Answer with nothing but the number of lines that include the word "this".

Entries taken from a collection
━━━━━━━━━━━━━━━━━━━━━━━━━━━━━━
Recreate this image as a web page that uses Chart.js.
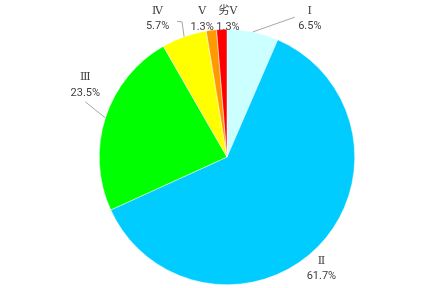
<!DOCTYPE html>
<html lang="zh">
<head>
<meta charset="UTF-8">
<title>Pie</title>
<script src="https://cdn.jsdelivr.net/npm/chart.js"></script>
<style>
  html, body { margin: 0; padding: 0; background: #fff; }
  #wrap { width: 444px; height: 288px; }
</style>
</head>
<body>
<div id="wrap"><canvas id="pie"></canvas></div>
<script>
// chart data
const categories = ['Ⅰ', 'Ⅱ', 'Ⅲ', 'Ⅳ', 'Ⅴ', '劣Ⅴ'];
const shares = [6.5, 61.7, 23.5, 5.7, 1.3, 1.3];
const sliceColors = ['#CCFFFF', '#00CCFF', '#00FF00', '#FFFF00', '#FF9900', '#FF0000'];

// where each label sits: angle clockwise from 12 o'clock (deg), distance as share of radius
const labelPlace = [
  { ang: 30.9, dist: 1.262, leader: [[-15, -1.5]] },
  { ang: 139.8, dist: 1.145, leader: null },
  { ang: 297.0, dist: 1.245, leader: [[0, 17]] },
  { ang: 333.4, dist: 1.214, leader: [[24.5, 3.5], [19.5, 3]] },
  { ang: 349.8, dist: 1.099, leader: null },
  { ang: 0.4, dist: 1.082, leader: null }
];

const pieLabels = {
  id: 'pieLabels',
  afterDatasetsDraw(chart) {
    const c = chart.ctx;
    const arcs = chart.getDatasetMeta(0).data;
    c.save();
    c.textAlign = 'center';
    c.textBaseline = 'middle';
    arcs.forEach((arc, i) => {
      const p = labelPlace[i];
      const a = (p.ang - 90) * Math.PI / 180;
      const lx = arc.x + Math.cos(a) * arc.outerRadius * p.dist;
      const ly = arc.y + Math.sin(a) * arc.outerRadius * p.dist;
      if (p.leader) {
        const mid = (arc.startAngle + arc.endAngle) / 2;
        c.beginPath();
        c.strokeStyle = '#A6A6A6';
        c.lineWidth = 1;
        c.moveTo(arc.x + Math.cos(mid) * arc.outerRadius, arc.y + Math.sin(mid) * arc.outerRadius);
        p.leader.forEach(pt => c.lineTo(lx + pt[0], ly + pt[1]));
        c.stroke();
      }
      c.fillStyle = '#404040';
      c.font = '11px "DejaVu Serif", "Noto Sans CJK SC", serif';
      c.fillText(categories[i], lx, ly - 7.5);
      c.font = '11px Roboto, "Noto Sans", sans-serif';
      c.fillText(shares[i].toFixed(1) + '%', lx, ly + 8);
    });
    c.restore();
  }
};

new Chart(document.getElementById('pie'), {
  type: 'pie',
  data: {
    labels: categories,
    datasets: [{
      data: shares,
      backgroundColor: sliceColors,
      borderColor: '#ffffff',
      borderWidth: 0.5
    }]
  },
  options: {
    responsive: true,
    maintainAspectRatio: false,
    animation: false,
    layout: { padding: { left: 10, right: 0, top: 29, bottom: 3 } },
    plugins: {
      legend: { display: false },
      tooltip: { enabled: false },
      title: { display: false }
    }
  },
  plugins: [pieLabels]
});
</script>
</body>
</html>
━━━━━━━━━━━━━━━━━━━━━━━━━━━━━━
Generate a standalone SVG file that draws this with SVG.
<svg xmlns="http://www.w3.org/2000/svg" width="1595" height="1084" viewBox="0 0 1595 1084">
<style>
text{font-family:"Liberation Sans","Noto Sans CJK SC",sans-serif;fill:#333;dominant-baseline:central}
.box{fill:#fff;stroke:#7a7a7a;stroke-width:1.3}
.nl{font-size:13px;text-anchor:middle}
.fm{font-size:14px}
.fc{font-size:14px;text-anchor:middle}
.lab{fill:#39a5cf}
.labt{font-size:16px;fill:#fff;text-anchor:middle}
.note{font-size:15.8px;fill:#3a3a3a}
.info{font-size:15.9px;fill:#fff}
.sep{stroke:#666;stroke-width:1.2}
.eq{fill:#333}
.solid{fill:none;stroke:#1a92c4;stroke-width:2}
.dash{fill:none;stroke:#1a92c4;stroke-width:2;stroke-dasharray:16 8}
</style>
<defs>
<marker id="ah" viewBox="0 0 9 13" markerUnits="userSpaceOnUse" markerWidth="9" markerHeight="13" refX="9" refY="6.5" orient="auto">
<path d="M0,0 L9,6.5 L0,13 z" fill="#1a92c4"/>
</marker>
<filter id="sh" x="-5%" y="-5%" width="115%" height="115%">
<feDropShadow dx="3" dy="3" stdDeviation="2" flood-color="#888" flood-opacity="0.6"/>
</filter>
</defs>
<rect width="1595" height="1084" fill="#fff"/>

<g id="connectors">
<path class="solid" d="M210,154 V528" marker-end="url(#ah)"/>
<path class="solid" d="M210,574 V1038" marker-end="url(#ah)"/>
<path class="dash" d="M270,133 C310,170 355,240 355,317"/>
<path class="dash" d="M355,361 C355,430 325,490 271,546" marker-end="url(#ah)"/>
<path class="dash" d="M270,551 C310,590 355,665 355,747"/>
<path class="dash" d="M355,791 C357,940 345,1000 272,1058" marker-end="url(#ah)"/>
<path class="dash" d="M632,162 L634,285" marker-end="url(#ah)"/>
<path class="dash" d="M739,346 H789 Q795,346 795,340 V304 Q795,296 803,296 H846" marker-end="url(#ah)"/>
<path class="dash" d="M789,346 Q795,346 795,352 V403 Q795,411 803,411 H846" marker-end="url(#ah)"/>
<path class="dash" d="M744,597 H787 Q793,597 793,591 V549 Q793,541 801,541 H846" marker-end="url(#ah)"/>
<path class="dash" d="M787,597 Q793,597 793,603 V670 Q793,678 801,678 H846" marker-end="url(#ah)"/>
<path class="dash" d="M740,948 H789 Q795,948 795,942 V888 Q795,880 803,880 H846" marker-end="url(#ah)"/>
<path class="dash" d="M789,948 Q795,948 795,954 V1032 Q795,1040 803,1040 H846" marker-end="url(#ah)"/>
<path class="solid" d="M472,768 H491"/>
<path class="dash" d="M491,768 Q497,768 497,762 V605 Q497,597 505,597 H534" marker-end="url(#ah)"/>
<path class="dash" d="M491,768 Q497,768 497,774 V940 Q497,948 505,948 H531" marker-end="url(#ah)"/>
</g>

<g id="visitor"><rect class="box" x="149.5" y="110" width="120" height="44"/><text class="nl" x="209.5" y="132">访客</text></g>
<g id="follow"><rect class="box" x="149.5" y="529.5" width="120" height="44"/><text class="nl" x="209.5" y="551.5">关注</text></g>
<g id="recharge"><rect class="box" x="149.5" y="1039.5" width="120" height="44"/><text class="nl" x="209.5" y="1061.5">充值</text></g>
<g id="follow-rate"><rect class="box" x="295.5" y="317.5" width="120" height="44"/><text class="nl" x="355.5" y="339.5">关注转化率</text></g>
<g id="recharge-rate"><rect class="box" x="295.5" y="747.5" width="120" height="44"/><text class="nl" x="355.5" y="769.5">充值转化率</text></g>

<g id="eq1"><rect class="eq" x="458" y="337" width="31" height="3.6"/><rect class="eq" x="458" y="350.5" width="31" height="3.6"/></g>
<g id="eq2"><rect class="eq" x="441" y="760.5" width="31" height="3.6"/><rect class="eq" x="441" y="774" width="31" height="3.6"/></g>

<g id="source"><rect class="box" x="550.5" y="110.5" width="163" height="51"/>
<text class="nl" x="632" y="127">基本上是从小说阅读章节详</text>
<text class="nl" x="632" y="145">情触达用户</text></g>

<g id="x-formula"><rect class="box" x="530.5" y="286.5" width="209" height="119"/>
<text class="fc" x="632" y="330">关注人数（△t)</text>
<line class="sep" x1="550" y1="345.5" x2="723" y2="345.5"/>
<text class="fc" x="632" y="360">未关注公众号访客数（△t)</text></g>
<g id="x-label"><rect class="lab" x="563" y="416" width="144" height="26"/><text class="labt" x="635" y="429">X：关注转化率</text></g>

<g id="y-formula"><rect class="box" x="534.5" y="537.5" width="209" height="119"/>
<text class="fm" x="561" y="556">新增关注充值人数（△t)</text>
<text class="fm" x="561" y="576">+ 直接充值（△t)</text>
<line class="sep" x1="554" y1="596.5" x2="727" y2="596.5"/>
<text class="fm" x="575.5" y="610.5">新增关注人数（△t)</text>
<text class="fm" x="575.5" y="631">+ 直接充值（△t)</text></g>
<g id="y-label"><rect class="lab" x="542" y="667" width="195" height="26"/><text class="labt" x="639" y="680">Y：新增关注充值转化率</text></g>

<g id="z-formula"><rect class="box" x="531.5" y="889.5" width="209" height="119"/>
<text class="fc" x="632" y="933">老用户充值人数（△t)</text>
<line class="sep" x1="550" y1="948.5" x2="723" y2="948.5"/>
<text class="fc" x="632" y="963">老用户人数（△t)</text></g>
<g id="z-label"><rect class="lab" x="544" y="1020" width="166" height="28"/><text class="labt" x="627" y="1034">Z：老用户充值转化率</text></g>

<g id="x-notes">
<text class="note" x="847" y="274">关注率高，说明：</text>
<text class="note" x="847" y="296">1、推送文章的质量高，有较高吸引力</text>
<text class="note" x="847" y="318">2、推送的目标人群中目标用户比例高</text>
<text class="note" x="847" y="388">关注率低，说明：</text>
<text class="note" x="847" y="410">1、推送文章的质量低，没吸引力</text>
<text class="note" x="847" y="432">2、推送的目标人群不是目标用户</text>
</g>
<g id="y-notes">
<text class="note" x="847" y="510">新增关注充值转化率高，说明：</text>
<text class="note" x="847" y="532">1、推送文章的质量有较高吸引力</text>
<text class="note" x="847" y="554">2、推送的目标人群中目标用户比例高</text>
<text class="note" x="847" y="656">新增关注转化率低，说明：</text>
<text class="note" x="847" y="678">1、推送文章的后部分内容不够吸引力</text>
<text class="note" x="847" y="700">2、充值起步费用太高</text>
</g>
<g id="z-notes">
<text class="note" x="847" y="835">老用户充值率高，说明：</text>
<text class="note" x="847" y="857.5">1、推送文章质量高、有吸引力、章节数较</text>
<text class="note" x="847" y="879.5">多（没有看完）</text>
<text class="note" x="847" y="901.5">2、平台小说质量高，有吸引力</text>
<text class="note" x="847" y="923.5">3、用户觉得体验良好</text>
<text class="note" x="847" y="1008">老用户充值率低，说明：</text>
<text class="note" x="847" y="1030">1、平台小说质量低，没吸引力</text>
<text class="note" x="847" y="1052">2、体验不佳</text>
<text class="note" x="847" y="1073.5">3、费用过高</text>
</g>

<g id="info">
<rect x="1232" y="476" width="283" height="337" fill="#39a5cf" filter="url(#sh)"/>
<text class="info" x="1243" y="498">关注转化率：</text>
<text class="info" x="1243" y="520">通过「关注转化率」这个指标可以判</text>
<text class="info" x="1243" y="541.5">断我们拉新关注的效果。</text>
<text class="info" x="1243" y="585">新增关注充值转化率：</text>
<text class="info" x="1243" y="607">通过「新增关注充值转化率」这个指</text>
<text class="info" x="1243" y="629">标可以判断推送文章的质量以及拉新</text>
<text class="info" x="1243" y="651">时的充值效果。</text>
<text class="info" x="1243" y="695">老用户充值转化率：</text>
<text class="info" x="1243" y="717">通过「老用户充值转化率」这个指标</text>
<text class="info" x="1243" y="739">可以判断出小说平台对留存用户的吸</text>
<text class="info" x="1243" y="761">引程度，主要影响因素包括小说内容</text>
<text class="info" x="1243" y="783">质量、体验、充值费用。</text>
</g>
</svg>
━━━━━━━━━━━━━━━━━━━━━━━━━━━━━━
* **Finished task**:
2